TASK OBJECTIVE ::
Reproduce every line of the listing as written, apart from the pictures.

STORED DATA ::
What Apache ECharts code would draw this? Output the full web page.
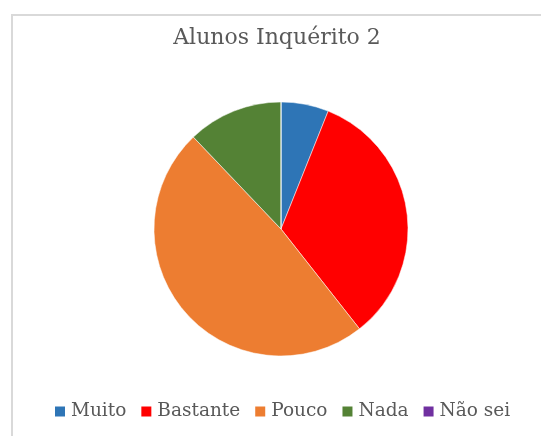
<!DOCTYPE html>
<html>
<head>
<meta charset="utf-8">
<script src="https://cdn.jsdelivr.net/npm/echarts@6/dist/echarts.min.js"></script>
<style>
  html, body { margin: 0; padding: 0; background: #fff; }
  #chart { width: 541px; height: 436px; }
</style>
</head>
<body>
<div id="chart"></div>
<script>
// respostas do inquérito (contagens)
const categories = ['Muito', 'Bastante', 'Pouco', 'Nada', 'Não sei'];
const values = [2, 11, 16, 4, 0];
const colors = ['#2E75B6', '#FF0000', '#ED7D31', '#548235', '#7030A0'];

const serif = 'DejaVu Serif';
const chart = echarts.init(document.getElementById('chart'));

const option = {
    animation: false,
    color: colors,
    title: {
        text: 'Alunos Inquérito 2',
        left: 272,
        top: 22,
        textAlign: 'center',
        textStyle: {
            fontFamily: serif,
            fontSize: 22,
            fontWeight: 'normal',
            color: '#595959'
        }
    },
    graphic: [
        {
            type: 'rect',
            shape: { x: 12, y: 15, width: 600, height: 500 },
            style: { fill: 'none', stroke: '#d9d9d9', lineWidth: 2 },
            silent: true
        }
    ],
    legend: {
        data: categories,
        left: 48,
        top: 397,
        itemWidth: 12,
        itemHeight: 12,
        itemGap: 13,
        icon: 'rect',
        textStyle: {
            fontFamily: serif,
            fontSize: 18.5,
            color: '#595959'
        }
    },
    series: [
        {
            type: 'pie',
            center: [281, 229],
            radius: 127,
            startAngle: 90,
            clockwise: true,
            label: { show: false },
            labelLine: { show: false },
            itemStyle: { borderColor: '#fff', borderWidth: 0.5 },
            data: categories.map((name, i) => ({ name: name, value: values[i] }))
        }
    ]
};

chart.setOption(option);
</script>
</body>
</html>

RESULT ::
What Apache ECharts code would draw this? Output the full web page.
<!DOCTYPE html>
<html>
<head>
<meta charset="utf-8">
<script src="https://cdn.jsdelivr.net/npm/echarts@6/dist/echarts.min.js"></script>
<style>
  html, body { margin: 0; padding: 0; background: #fff; }
  #chart { width: 541px; height: 436px; }
</style>
</head>
<body>
<div id="chart"></div>
<script>
// respostas do inquérito (contagens)
const categories = ['Muito', 'Bastante', 'Pouco', 'Nada', 'Não sei'];
const values = [2, 11, 16, 4, 0];
const colors = ['#2E75B6', '#FF0000', '#ED7D31', '#548235', '#7030A0'];

const serif = 'DejaVu Serif';
const chart = echarts.init(document.getElementById('chart'));

const option = {
    animation: false,
    color: colors,
    title: {
        text: 'Alunos Inquérito 2',
        left: 272,
        top: 22,
        textAlign: 'center',
        textStyle: {
            fontFamily: serif,
            fontSize: 22,
            fontWeight: 'normal',
            color: '#595959'
        }
    },
    graphic: [
        {
            type: 'rect',
            shape: { x: 12, y: 15, width: 600, height: 500 },
            style: { fill: 'none', stroke: '#d9d9d9', lineWidth: 2 },
            silent: true
        }
    ],
    legend: {
        data: categories,
        left: 48,
        top: 397,
        itemWidth: 12,
        itemHeight: 12,
        itemGap: 13,
        icon: 'rect',
        textStyle: {
            fontFamily: serif,
            fontSize: 18.5,
            color: '#595959'
        }
    },
    series: [
        {
            type: 'pie',
            center: [281, 229],
            radius: 127,
            startAngle: 90,
            clockwise: true,
            label: { show: false },
            labelLine: { show: false },
            itemStyle: { borderColor: '#fff', borderWidth: 0.5 },
            data: categories.map((name, i) => ({ name: name, value: values[i] }))
        }
    ]
};

chart.setOption(option);
</script>
</body>
</html>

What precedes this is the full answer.